-- begin --
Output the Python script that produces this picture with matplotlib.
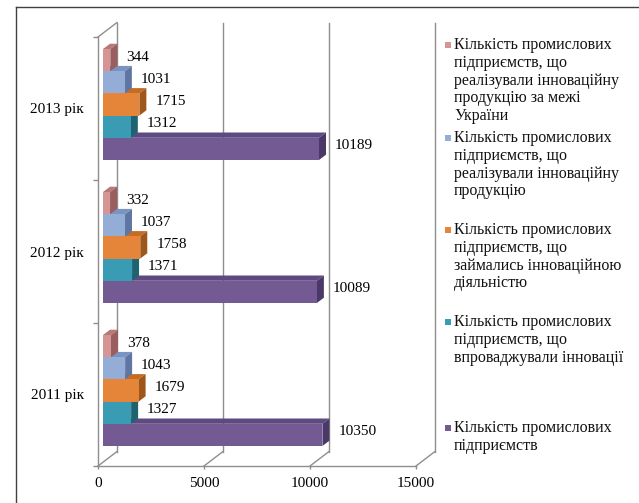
import matplotlib
matplotlib.use('Agg')
import matplotlib.pyplot as plt
from matplotlib.patches import Polygon, Rectangle
from matplotlib.lines import Line2D

plt.rcParams['font.family'] = ['Liberation Serif', 'DejaVu Serif']

# ---------------- data ----------------
categories = ['2011 рік', '2012 рік', '2013 рік']
enterprises = [10350, 10089, 10189]
implemented = [1327, 1371, 1312]
engaged = [1679, 1758, 1715]
sold = [1043, 1037, 1031]
sold_abroad = [378, 332, 344]
x_ticks = [0, 5000, 10000, 15000]

series_values = [enterprises, implemented, engaged, sold, sold_abroad]
series_labels = [
    'Кількість промислових\nпідприємств',
    'Кількість промислових\nпідприємств, що\nвпроваджували інновації',
    'Кількість промислових\nпідприємств, що\nзаймались інноваційною\nдіяльністю',
    'Кількість промислових\nпідприємств, що\nреалізували інноваційну\nпродукцію',
    'Кількість промислових\nпідприємств, що\nреалізували інноваційну\nпродукцію за межі\nУкраїни',
]
front_colors = ['#735A93', '#3A9BB4', '#E5853A', '#93ADD6', '#D69595']
top_colors = ['#5E4A82', '#2C8096', '#C46C24', '#7A93C2', '#B87878']
side_colors = ['#4A3968', '#1F6270', '#9E561B', '#5F76A2', '#9A5E5E']

# ---------------- figure ----------------
W, H = 639, 503
fig = plt.figure(figsize=(W / 100, H / 100), dpi=100)
ax = fig.add_axes([98 / W, (H - 466) / H, 318 / W, 429 / H])
ax.set_xlim(0, 15000)
ax.set_ylim(0, 3)

inv = ax.transData.inverted()


def px(dx, dy):
    p0 = inv.transform((0, 0))
    p1 = inv.transform((dx, dy))
    return p1[0] - p0[0], p1[1] - p0[1]


grid_c = '#8E8E8E'
bx, by = px(19, 14.5)   # back wall offset
fx, fy = px(5, 4)       # bar front plane offset
dx, dy = px(7, 5.3)     # bar depth

# back wall gridlines and floor slants
for t in x_ticks:
    ax.plot([t + bx, t + bx], [by, 3 + by], color=grid_c, lw=1, zorder=1, clip_on=False)
    ax.plot([t, t + bx], [0, by], color=grid_c, lw=1, zorder=1, clip_on=False)
# left wall top edge
ax.plot([0, bx], [3, 3 + by], color=grid_c, lw=1, zorder=1, clip_on=False)

# bars
n = len(series_values)
gap = 0.112
h = (1 - 2 * gap) / n
for j, vals in enumerate(series_values):
    ys = [c + gap + j * h + fy for c in range(len(categories))]
    z = 3 + j * 3
    for y0, v in zip(ys, vals):
        top = Polygon([(fx, y0 + h), (fx + v, y0 + h), (fx + v + dx, y0 + h + dy), (fx + dx, y0 + h + dy)],
                      closed=True, facecolor=top_colors[j], edgecolor='none', zorder=z, clip_on=False)
        side = Polygon([(fx + v, y0), (fx + v + dx, y0 + dy), (fx + v + dx, y0 + h + dy), (fx + v, y0 + h)],
                       closed=True, facecolor=side_colors[j], edgecolor='none', zorder=z + 1, clip_on=False)
        ax.add_patch(top)
        ax.add_patch(side)
        ax.annotate(str(v), xy=(fx + v, y0 + h / 2), xytext=(16 * 0.72, 3 * 0.72),
                    textcoords='offset points', ha='left', va='center', fontsize=11,
                    color='black', zorder=30)
    ax.barh(ys, vals, height=h, left=fx, align='edge', color=front_colors[j],
            edgecolor='none', zorder=z + 2, clip_on=False)

# axes styling
for s in ['top', 'right']:
    ax.spines[s].set_visible(False)
for s in ['left', 'bottom']:
    ax.spines[s].set_color(grid_c)
    ax.spines[s].set_linewidth(1)
ax.set_xticks(x_ticks)
ax.set_xticklabels([str(t) for t in x_ticks], fontsize=11)
ax.set_yticks([0.5, 1.5, 2.5])
ax.set_yticklabels(categories, fontsize=11)
ax.set_yticks([0, 1, 2, 3], minor=True)
ax.tick_params(axis='y', which='major', length=0, pad=10)
ax.tick_params(axis='y', which='minor', length=3.6, color=grid_c, width=1)
ax.tick_params(axis='x', which='major', length=2.5, color=grid_c, width=1, pad=5.5)
ax.set_facecolor('none')

# legend (manual, Excel-like placement)
legend_first_line = [428, 322, 230, 138, 45]
for j in range(n):
    yc = legend_first_line[j]
    fig.add_artist(Rectangle((445 / W, (H - yc - 3) / H), 6 / W, 6 / H, transform=fig.transFigure,
                             facecolor=front_colors[j], edgecolor='none'))
    fig.text(454 / W, (H - yc + 8) / H, series_labels[j], fontsize=11.5, ha='left', va='top',
             linespacing=1.15, color='#111111')

# outer border (cut by the image edges)
fig.add_artist(Line2D([16 / W, 16 / W], [0, 1 - 7 / H], transform=fig.transFigure, color='#404040', lw=1))
fig.add_artist(Line2D([16 / W, 1], [1 - 7 / H, 1 - 7 / H], transform=fig.transFigure, color='#404040', lw=1))

fig.savefig('out.png', dpi=100)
-- end --
Repeat the listing above from its first line through the line that contains "plt.rcParams['font.family'] = ['Liberation", both included, and nothing more. Drop the pictures.

- COMPLETED EXERCISE:
Output the Python script that produces this picture with matplotlib.
import matplotlib
matplotlib.use('Agg')
import matplotlib.pyplot as plt
from matplotlib.patches import Polygon, Rectangle
from matplotlib.lines import Line2D

plt.rcParams['font.family'] = ['Liberation Serif', 'DejaVu Serif']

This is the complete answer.